Task to complete -
Starting from the top of the material, restate each line exactly until the line that contains "const pairs = (vals: number[])", which is also copied. Pictures are excluded.

■ ■ ■ ■ ■

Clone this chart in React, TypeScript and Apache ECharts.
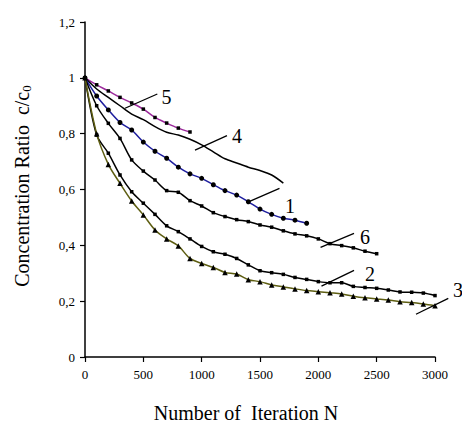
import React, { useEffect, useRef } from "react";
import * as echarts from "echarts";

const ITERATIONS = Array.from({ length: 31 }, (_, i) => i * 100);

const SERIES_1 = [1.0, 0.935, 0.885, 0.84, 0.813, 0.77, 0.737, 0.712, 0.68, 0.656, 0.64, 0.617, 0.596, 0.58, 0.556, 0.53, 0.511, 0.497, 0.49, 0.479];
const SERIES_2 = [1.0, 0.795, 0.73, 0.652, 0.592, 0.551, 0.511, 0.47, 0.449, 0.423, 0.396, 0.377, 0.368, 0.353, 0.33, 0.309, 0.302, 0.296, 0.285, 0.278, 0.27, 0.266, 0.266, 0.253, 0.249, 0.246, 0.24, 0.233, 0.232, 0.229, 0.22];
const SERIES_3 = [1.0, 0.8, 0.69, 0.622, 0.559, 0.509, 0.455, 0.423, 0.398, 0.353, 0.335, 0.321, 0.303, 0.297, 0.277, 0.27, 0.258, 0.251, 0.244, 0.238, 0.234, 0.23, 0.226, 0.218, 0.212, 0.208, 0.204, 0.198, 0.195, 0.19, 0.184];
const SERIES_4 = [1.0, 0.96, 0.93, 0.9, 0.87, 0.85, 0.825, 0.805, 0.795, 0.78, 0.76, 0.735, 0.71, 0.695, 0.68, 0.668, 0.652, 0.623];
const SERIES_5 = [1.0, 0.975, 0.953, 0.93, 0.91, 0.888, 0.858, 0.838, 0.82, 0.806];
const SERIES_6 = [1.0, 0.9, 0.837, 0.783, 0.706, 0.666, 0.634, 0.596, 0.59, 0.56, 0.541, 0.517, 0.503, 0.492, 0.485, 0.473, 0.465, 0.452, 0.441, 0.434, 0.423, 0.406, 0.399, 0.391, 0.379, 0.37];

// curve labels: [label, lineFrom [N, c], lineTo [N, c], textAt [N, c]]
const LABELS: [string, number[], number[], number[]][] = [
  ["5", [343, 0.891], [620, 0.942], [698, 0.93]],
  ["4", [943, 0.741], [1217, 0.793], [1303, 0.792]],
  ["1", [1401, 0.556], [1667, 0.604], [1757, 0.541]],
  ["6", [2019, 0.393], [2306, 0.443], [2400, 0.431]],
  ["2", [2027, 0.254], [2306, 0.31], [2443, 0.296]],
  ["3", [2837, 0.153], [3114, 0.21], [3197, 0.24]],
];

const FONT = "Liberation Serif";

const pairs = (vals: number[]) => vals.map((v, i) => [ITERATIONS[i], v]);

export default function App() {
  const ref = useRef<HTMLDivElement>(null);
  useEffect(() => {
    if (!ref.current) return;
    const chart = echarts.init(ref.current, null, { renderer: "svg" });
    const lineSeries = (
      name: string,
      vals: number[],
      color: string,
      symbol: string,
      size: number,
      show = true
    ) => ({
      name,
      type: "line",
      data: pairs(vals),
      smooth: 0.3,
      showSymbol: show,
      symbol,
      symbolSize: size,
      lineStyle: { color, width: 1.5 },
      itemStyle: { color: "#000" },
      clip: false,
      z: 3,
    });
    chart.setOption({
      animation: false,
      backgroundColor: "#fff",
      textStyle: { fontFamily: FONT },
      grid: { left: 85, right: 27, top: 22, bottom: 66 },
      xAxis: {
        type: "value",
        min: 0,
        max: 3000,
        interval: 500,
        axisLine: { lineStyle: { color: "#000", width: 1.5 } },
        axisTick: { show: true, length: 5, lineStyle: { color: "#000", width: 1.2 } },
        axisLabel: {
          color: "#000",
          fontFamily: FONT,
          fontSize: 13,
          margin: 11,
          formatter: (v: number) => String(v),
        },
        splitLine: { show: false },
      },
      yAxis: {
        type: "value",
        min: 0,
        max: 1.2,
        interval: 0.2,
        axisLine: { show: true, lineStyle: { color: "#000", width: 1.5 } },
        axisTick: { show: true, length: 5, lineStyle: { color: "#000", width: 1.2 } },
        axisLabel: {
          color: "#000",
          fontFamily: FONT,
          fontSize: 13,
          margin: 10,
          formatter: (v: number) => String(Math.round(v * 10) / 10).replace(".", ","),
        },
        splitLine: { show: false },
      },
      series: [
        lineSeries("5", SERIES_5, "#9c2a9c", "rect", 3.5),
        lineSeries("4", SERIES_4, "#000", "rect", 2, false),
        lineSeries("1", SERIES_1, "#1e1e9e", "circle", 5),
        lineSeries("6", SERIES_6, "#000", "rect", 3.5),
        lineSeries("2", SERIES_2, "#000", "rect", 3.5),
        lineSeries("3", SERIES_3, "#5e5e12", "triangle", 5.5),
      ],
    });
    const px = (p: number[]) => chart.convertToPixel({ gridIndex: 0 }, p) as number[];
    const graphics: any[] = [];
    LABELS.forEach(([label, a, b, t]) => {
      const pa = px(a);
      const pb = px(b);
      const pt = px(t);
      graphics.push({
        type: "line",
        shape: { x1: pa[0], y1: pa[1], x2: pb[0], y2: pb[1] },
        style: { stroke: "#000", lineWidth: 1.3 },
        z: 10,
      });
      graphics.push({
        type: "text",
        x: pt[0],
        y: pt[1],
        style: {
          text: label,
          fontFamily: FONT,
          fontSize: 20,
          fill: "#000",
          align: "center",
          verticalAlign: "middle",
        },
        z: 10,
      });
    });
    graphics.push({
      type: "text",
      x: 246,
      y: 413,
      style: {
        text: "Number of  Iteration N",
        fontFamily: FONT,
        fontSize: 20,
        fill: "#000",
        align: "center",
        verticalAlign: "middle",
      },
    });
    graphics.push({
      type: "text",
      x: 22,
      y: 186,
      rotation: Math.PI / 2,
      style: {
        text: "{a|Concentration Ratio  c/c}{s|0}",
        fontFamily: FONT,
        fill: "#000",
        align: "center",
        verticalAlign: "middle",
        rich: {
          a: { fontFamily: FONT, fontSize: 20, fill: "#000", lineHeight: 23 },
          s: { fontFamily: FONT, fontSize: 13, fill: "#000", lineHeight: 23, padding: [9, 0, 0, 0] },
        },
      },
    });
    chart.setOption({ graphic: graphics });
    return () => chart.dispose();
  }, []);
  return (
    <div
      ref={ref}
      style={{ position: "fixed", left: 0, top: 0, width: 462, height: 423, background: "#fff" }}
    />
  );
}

■ ■ ■ ■ ■

Exercise response -
Clone this chart in React, TypeScript and Apache ECharts.
import React, { useEffect, useRef } from "react";
import * as echarts from "echarts";

const ITERATIONS = Array.from({ length: 31 }, (_, i) => i * 100);

const SERIES_1 = [1.0, 0.935, 0.885, 0.84, 0.813, 0.77, 0.737, 0.712, 0.68, 0.656, 0.64, 0.617, 0.596, 0.58, 0.556, 0.53, 0.511, 0.497, 0.49, 0.479];
const SERIES_2 = [1.0, 0.795, 0.73, 0.652, 0.592, 0.551, 0.511, 0.47, 0.449, 0.423, 0.396, 0.377, 0.368, 0.353, 0.33, 0.309, 0.302, 0.296, 0.285, 0.278, 0.27, 0.266, 0.266, 0.253, 0.249, 0.246, 0.24, 0.233, 0.232, 0.229, 0.22];
const SERIES_3 = [1.0, 0.8, 0.69, 0.622, 0.559, 0.509, 0.455, 0.423, 0.398, 0.353, 0.335, 0.321, 0.303, 0.297, 0.277, 0.27, 0.258, 0.251, 0.244, 0.238, 0.234, 0.23, 0.226, 0.218, 0.212, 0.208, 0.204, 0.198, 0.195, 0.19, 0.184];
const SERIES_4 = [1.0, 0.96, 0.93, 0.9, 0.87, 0.85, 0.825, 0.805, 0.795, 0.78, 0.76, 0.735, 0.71, 0.695, 0.68, 0.668, 0.652, 0.623];
const SERIES_5 = [1.0, 0.975, 0.953, 0.93, 0.91, 0.888, 0.858, 0.838, 0.82, 0.806];
const SERIES_6 = [1.0, 0.9, 0.837, 0.783, 0.706, 0.666, 0.634, 0.596, 0.59, 0.56, 0.541, 0.517, 0.503, 0.492, 0.485, 0.473, 0.465, 0.452, 0.441, 0.434, 0.423, 0.406, 0.399, 0.391, 0.379, 0.37];

// curve labels: [label, lineFrom [N, c], lineTo [N, c], textAt [N, c]]
const LABELS: [string, number[], number[], number[]][] = [
  ["5", [343, 0.891], [620, 0.942], [698, 0.93]],
  ["4", [943, 0.741], [1217, 0.793], [1303, 0.792]],
  ["1", [1401, 0.556], [1667, 0.604], [1757, 0.541]],
  ["6", [2019, 0.393], [2306, 0.443], [2400, 0.431]],
  ["2", [2027, 0.254], [2306, 0.31], [2443, 0.296]],
  ["3", [2837, 0.153], [3114, 0.21], [3197, 0.24]],
];

const FONT = "Liberation Serif";

const pairs = (vals: number[]) => vals.map((v, i) => [ITERATIONS[i], v]);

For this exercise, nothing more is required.